Kendi içimde yaptığım çalışmalar sonrasında benim rahatsız olduğum konuların büyük kısmının kaynağının kendime güven sorunumdan kaynaklandığını fark ettim. Olay aslında benim kendime güven konusunda yeterli olmadığımı düşündüğüm konularda hayatımın kontrol etmesi için birilerine izin vermemden kaynaklanıyordu.

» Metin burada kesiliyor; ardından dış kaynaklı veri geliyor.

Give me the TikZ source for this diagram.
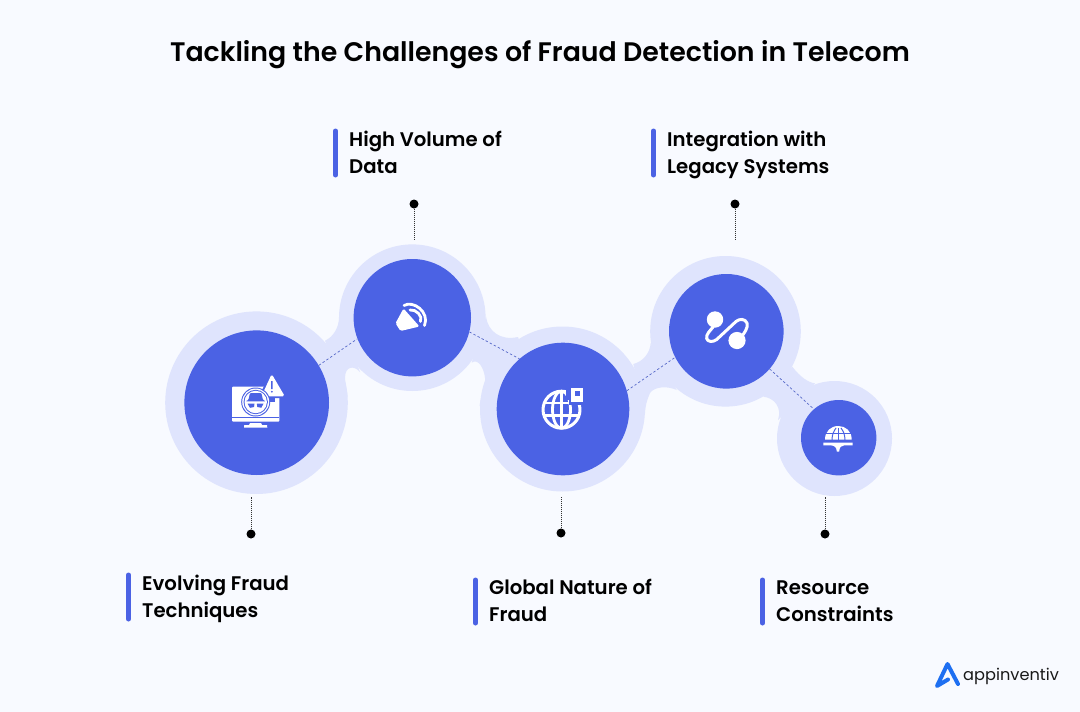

Olayın can alıcı noktası buydu izin vermek. Aslında
hepimiz hayatımızda sürekli etrafımızdaki kişilere kendi dünyamıza
girmesi için izin veriyoruz. İzin vermediğimiz hiç bir şey bizim
dünyamıza girme şansı yok. Çünkü herkes düşünceleri ve algıları ile
oluşturduğu kendi dünyasında yaşıyor. Bu
bizim özelimiz bu sahip olduğumuz en değerli varlığımız. Ve biz
yaşamdaki bazı beklenti ve isteklerimiz nedeniyle birilerine bu özel
dünyaya giriş izni verirken bir başkasına bu izni vermiyoruz. Birilerine
bizi kontrol etmesi için yetki vermekteyiz. Burada bir diğer temel
unsur ise beklenti. Ve bu beklenti duygusu bizim ruhsal halimizi ve duygularımızı temel noktasını oluşturuyor.
Aynı
anda etrafımızda olan olaylara ait milyarlarca bilgi varken beynimiz o
bilgilerden sadece birkaç baytlık olanı kullanır. Hepimizin bir zihin
filtresi var ve biz bu zihin filtresi vasıtasıyla bilinçaltımızı gelen
bilgiyi kontrol ederiz. Zihin filtremizin izin verdiği bilgiyi dikkate
alırız. Aslında izni bir anlamda zihin filtremiz girişindeki
bekçilerimize veriyoruz. Bu zihin filtremizdeki izinleri değiştirerek
olaylara karşı algılarımızı ve tepkilerimizi değiştirebiliriz.